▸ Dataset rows
◇ ◇ ◇ ◇ ◇ ◇ ◇

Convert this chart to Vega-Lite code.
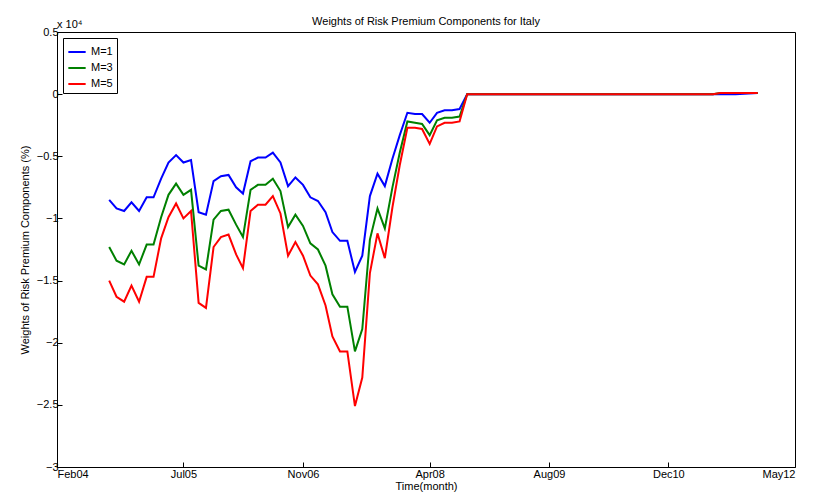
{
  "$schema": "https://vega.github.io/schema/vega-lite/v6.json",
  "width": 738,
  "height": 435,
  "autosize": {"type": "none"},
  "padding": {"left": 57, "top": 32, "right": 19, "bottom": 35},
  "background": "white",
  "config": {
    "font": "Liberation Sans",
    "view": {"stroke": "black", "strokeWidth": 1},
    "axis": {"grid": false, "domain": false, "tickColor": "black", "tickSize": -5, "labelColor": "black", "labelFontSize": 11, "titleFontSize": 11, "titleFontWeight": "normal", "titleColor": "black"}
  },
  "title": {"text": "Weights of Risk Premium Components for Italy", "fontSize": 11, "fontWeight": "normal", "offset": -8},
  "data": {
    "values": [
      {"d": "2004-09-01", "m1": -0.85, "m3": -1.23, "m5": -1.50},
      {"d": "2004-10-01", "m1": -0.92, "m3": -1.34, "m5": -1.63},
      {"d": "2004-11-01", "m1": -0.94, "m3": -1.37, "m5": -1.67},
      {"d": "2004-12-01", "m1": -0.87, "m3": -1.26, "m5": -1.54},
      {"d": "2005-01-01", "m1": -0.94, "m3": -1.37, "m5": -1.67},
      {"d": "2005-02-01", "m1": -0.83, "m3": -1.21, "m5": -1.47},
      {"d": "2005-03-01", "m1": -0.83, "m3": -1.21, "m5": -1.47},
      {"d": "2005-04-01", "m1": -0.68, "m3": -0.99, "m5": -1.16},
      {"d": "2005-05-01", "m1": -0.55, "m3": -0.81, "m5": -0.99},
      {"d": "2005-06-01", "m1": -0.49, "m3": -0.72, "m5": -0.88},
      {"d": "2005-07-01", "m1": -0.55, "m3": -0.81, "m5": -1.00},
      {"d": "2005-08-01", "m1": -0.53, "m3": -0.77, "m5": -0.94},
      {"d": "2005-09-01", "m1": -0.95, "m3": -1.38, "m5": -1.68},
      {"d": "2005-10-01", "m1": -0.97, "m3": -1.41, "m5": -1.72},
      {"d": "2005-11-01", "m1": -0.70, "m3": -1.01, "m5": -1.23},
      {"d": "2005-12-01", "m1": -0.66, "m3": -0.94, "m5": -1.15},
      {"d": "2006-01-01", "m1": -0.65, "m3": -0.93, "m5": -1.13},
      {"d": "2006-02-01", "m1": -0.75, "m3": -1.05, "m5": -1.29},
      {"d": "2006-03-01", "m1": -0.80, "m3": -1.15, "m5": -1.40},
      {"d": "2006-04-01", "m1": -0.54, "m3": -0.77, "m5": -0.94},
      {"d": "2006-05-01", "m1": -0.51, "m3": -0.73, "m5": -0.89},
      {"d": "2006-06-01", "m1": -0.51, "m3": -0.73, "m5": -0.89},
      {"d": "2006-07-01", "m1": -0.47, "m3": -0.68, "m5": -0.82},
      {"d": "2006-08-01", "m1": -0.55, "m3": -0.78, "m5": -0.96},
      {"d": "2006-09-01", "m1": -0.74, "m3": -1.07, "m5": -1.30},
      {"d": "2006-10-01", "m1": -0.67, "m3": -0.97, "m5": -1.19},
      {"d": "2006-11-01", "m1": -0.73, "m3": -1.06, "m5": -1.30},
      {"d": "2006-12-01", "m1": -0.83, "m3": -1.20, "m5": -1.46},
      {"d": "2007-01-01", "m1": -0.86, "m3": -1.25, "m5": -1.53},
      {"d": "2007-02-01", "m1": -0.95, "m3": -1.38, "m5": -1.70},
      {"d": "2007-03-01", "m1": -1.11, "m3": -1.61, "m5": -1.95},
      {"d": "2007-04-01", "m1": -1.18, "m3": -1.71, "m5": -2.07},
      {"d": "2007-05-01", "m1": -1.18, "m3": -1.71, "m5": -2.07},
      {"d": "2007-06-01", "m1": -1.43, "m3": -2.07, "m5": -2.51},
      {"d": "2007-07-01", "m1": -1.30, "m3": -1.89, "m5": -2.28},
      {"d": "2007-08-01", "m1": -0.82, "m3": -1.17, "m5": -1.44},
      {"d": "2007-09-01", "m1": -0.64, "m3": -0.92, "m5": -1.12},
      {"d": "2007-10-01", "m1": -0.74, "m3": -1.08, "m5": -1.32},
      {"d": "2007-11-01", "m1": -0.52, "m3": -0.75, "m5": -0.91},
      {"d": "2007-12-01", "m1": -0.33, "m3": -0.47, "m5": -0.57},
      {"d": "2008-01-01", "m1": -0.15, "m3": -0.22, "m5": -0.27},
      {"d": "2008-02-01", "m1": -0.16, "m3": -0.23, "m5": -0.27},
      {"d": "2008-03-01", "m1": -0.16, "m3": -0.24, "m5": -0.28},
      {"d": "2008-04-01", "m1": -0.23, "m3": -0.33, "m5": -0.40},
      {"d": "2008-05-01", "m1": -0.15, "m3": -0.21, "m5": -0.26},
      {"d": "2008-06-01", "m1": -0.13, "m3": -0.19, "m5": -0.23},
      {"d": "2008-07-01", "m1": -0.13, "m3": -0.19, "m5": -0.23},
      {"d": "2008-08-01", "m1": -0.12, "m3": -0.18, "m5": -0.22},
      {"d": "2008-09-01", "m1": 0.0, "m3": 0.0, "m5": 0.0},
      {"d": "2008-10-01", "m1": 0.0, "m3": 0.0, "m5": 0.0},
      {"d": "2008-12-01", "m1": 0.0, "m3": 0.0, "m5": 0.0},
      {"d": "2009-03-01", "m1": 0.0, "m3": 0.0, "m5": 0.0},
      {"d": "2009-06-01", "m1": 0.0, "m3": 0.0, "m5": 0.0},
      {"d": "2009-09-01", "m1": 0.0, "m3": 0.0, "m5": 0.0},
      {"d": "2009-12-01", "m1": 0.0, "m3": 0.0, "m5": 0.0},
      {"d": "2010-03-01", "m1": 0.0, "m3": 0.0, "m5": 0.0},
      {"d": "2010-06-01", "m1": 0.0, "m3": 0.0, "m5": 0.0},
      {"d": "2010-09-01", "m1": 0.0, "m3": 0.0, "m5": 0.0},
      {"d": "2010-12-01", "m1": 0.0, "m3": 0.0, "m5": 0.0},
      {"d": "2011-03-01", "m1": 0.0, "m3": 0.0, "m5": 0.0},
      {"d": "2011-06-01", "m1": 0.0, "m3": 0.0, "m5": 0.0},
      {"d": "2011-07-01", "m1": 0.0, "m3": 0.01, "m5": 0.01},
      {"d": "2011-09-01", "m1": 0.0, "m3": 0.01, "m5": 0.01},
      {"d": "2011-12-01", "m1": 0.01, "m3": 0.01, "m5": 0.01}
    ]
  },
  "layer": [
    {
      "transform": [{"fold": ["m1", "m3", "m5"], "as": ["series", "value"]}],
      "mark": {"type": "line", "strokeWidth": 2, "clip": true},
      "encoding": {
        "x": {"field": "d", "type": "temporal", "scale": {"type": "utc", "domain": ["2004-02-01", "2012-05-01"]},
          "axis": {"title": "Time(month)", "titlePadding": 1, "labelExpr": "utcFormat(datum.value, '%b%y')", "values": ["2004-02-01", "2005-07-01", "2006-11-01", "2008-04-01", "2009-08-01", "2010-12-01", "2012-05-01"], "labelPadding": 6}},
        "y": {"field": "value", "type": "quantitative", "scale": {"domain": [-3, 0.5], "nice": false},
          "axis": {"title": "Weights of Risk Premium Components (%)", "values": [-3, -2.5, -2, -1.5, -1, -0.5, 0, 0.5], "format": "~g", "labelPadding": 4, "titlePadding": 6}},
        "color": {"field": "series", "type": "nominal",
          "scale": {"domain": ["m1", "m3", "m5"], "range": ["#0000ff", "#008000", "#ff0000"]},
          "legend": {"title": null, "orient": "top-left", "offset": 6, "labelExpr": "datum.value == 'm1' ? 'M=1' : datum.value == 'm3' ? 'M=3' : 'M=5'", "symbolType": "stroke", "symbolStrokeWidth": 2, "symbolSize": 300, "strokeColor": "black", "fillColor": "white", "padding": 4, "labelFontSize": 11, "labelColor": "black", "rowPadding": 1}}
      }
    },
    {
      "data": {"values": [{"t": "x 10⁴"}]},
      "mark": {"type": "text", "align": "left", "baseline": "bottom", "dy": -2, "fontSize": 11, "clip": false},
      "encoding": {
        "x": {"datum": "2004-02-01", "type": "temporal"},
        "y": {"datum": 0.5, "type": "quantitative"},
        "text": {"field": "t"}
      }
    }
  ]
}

◇ ◇ ◇ ◇ ◇ ◇ ◇

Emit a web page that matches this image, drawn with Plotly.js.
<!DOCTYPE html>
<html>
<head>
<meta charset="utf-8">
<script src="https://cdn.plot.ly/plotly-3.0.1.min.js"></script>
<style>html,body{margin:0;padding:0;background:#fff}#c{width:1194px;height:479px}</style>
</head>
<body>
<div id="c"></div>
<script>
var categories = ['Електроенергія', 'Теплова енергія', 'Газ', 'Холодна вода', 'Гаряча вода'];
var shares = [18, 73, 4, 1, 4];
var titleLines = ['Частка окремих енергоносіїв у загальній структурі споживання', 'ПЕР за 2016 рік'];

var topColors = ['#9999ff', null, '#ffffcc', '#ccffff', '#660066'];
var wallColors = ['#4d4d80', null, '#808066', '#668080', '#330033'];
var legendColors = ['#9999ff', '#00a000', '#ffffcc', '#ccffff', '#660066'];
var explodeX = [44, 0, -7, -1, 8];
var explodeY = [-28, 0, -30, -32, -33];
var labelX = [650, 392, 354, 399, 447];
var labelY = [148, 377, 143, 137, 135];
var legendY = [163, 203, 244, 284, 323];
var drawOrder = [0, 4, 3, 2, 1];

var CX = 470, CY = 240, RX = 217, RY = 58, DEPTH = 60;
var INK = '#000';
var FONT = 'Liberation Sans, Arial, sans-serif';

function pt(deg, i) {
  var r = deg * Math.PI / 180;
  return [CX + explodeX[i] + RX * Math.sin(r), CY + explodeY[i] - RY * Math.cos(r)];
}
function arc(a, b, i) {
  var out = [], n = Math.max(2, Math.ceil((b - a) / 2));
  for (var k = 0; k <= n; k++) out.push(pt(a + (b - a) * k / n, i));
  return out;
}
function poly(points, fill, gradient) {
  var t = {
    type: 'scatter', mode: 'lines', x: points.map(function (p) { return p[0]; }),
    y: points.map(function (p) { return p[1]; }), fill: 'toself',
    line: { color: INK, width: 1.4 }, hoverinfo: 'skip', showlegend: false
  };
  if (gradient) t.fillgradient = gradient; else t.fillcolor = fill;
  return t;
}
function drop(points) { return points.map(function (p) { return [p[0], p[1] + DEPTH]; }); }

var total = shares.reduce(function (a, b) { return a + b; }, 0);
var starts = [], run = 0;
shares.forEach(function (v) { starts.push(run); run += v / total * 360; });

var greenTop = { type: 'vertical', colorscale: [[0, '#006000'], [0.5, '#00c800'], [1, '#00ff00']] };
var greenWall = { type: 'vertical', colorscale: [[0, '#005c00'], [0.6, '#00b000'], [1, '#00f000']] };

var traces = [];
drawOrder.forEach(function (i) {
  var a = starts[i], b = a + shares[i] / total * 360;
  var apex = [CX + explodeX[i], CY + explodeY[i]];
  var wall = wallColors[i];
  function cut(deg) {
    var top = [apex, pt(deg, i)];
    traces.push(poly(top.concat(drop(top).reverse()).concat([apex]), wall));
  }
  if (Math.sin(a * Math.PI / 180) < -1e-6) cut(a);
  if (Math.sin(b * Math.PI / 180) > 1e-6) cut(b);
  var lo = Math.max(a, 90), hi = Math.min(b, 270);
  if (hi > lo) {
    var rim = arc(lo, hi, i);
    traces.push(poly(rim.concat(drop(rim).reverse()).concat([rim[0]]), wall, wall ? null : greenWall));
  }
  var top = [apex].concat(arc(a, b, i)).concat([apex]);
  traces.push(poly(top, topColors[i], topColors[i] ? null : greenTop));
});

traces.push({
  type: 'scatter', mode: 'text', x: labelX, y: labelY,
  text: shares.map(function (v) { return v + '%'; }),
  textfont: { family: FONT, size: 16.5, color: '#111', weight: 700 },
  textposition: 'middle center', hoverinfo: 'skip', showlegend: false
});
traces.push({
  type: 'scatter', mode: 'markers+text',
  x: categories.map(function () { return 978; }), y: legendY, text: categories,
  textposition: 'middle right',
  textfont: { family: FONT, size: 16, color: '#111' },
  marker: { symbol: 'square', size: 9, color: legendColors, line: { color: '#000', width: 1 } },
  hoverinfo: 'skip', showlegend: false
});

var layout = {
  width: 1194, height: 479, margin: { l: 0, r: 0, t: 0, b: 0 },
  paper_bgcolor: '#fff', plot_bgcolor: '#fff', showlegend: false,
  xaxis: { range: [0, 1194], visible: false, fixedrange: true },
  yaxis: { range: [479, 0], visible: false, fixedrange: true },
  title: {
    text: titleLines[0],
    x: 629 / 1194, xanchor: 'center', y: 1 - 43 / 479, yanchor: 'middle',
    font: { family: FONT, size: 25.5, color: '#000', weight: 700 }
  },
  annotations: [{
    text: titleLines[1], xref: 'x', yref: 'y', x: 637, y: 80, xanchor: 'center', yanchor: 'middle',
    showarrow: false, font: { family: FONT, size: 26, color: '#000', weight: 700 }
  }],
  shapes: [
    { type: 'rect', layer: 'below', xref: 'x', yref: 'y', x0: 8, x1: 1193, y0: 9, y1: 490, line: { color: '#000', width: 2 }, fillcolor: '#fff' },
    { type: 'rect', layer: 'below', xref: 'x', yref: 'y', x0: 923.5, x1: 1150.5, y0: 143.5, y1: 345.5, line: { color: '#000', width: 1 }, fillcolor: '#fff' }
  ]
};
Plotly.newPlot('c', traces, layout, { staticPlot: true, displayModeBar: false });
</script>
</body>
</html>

◇ ◇ ◇ ◇ ◇ ◇ ◇

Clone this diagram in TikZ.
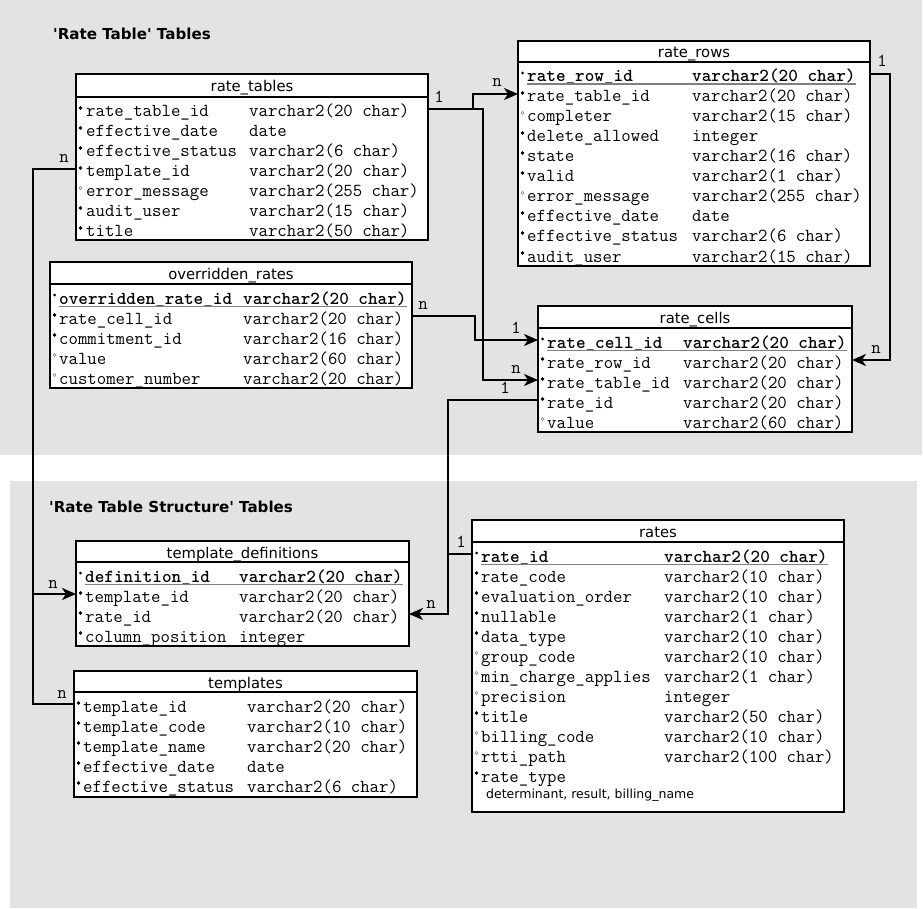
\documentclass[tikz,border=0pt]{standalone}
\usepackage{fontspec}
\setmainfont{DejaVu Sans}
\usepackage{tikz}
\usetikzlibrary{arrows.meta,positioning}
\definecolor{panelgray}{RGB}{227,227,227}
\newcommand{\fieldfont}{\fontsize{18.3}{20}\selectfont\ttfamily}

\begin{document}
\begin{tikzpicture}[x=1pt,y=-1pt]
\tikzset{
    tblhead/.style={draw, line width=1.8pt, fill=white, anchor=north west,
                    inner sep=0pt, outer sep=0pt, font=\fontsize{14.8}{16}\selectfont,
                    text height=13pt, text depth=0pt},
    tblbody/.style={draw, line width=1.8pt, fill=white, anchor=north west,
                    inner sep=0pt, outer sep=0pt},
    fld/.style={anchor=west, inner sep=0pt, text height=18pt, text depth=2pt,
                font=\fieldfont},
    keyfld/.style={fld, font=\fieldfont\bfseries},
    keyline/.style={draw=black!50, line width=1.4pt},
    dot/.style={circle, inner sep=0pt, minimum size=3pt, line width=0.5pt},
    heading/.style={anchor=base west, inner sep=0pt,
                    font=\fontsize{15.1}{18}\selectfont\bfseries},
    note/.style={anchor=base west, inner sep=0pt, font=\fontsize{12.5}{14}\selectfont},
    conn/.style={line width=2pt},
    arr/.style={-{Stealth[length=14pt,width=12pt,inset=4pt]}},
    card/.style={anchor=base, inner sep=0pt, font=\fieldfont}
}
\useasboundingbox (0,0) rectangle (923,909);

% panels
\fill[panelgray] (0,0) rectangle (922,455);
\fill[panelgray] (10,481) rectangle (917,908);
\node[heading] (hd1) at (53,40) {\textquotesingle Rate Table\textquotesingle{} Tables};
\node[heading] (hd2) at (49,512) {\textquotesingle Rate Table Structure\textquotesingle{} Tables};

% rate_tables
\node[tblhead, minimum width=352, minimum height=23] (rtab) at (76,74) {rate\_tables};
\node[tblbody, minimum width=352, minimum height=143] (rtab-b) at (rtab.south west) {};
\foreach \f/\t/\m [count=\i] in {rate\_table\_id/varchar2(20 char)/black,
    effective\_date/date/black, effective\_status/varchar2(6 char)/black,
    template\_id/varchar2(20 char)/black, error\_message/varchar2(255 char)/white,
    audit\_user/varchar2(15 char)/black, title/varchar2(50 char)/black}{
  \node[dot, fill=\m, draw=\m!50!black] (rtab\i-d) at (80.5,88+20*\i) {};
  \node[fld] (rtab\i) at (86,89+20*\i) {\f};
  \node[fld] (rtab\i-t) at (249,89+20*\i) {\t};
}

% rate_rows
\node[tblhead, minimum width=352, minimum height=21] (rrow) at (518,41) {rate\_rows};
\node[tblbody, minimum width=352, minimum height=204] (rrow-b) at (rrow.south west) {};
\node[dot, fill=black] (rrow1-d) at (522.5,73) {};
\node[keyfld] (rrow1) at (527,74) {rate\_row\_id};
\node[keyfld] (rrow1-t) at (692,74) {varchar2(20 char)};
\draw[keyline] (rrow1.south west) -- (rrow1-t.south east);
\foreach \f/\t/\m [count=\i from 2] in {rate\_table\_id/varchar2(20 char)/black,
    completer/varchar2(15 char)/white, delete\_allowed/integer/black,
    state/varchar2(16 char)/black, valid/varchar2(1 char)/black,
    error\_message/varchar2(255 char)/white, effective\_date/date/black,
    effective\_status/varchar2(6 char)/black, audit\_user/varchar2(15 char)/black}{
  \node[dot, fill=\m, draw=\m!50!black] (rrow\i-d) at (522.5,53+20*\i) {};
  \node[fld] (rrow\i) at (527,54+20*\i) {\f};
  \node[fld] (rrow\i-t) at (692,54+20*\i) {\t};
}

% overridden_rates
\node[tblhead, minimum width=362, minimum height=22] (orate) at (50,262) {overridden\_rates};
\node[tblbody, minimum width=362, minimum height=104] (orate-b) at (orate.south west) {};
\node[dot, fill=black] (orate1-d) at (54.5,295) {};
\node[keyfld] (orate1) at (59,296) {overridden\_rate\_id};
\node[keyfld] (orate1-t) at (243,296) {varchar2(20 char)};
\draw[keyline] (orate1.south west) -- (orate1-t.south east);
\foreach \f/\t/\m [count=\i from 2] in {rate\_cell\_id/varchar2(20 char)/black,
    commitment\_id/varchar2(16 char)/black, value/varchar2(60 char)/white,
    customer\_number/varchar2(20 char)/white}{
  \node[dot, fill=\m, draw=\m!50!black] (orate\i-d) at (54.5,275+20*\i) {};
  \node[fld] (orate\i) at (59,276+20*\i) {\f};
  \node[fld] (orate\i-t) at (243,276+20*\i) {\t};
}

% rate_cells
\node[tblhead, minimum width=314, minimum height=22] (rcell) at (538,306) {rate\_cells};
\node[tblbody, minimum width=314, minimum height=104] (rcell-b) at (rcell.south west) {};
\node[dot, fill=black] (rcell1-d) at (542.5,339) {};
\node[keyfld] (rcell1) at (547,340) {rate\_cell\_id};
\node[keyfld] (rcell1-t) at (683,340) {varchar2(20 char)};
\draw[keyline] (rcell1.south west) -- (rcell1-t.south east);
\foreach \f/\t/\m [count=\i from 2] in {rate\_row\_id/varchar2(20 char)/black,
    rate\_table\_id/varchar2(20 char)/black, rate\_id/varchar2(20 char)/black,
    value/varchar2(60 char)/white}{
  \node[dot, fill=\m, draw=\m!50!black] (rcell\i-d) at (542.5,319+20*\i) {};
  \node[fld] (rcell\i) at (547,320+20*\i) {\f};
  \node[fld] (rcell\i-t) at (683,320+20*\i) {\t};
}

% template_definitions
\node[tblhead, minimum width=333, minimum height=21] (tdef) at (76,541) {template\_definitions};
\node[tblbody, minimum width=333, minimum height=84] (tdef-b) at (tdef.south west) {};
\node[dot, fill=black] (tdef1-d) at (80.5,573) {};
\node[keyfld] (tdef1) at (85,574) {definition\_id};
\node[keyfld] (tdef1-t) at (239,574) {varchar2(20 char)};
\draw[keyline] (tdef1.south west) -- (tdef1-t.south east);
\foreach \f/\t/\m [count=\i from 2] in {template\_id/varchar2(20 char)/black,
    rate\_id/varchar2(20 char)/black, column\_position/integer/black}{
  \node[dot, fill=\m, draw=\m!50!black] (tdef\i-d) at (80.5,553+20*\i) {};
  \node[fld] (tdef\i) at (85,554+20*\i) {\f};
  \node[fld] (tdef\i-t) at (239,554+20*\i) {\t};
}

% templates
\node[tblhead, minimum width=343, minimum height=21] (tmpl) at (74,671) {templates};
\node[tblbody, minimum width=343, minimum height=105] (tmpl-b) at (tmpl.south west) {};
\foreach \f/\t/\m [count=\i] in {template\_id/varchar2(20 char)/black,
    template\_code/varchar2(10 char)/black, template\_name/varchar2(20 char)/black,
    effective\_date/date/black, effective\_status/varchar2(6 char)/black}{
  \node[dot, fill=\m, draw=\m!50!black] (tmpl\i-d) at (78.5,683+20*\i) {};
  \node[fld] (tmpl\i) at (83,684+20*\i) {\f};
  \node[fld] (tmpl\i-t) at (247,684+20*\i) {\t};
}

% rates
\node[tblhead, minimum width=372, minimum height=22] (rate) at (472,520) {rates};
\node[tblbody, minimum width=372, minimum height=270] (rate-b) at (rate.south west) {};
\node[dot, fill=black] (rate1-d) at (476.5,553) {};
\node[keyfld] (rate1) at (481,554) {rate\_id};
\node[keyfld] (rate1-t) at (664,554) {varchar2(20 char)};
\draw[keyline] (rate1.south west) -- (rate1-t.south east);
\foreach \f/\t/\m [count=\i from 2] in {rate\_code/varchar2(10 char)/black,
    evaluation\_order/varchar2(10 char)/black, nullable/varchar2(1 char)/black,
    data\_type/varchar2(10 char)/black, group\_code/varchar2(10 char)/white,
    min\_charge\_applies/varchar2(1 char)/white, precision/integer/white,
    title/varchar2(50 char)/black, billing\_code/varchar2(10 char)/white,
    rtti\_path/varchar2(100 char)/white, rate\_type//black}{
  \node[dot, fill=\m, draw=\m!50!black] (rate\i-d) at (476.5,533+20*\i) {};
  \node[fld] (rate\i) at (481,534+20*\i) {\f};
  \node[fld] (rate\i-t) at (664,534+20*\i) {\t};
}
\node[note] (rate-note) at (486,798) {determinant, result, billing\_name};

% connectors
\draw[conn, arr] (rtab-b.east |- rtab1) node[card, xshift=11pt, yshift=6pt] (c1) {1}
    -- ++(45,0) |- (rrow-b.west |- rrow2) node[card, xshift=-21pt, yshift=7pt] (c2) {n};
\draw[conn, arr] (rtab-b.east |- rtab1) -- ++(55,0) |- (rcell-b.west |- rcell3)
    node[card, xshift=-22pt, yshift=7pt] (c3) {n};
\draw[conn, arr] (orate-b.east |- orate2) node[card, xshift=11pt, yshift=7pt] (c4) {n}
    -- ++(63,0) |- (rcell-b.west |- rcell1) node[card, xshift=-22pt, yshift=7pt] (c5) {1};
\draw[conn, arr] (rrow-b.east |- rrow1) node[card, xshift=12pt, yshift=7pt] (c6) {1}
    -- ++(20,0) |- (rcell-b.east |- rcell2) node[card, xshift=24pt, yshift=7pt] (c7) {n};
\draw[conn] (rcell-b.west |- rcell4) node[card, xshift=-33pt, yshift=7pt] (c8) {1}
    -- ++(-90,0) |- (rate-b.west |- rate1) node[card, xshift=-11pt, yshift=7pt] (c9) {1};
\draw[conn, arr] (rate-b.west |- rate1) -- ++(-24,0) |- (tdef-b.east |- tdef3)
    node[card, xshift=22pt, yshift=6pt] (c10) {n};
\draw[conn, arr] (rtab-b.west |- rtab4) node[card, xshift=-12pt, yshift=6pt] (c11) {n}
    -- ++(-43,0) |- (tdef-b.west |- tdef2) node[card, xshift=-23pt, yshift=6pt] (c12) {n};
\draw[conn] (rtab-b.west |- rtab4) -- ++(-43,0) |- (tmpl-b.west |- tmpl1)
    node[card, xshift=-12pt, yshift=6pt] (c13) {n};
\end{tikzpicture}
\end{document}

◇ ◇ ◇ ◇ ◇ ◇ ◇

Can you give again only the lines between the one containing "Clone this diagram in TikZ." and the one containing "(hd2) at (49,512)", counting both, exactly as they appear and without any pictures?

Clone this diagram in TikZ.
\documentclass[tikz,border=0pt]{standalone}
\usepackage{fontspec}
\setmainfont{DejaVu Sans}
\usepackage{tikz}
\usetikzlibrary{arrows.meta,positioning}
\definecolor{panelgray}{RGB}{227,227,227}
\newcommand{\fieldfont}{\fontsize{18.3}{20}\selectfont\ttfamily}

\begin{document}
\begin{tikzpicture}[x=1pt,y=-1pt]
\tikzset{
    tblhead/.style={draw, line width=1.8pt, fill=white, anchor=north west,
                    inner sep=0pt, outer sep=0pt, font=\fontsize{14.8}{16}\selectfont,
                    text height=13pt, text depth=0pt},
    tblbody/.style={draw, line width=1.8pt, fill=white, anchor=north west,
                    inner sep=0pt, outer sep=0pt},
    fld/.style={anchor=west, inner sep=0pt, text height=18pt, text depth=2pt,
                font=\fieldfont},
    keyfld/.style={fld, font=\fieldfont\bfseries},
    keyline/.style={draw=black!50, line width=1.4pt},
    dot/.style={circle, inner sep=0pt, minimum size=3pt, line width=0.5pt},
    heading/.style={anchor=base west, inner sep=0pt,
                    font=\fontsize{15.1}{18}\selectfont\bfseries},
    note/.style={anchor=base west, inner sep=0pt, font=\fontsize{12.5}{14}\selectfont},
    conn/.style={line width=2pt},
    arr/.style={-{Stealth[length=14pt,width=12pt,inset=4pt]}},
    card/.style={anchor=base, inner sep=0pt, font=\fieldfont}
}
\useasboundingbox (0,0) rectangle (923,909);

% panels
\fill[panelgray] (0,0) rectangle (922,455);
\fill[panelgray] (10,481) rectangle (917,908);
\node[heading] (hd1) at (53,40) {\textquotesingle Rate Table\textquotesingle{} Tables};
\node[heading] (hd2) at (49,512) {\textquotesingle Rate Table Structure\textquotesingle{} Tables};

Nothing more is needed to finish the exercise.